If it were up to my opinion. the short answer is yes. if the topics/genres that I were interested in, i.e. I searched for, I clicked, gets recommended more.
For a privacy perspective it might be a bad thing depending how it was implemented, it's quite unlikely that the algorithm is is done externally, or locally on a users machine, it would likely be from the server and stored there too. unless we have something like a peertube client that could sync the preference data between devices.
either that, or we'll have to encrypt it. if we so care much about privacy. but decentralization definitely helps.
Now on the topic of addiction is a whole another discussion, it may vary for user to user. I'm not an expert in this but for me I can control what I want to do fairly well. I tend to scroll through the recommendations at leisure, when I want to look for useful information like guides, tutorials, advice on a skill i'd use the search bar, categories, or try sift through the recommendations.
a while ago I was mindlessly scrolling and quickly made aware of it, I despised the feeling and avoided doing the same thing. other might be still stuck in a loop. i'm... not sure.
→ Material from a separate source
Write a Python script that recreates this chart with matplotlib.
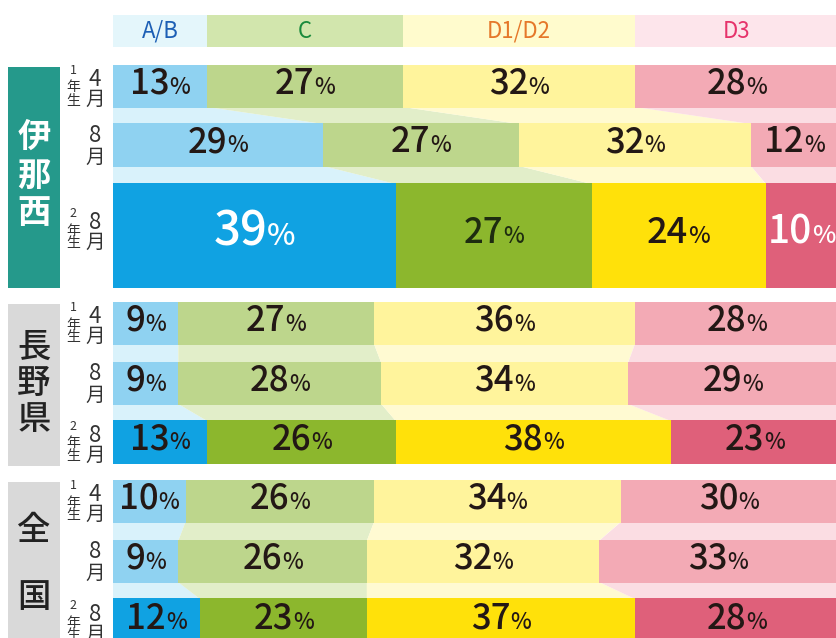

the recommendations from algorithm are the ones that had "gems" aka information that would helped me tremendously that I wasn't specifically looking for and higher quality videos. It's like a double edged sword, depending on the user's intent, or.. control of their intent.
that is definitely a problem to some people, so we should give them an option to make it more adhd friendly.
I'd like to say in defense of algorithms if it were something I knew what it was doing. I'd be in favour of. it's more of a discoverability function, like what's poppin on peertube y'know? I haven't found anything good for a while, it's very rare and like mostly found on accident or via youtube. maybe it's just that we haven't seen any massive adoption here, but I don't really know, what do you think?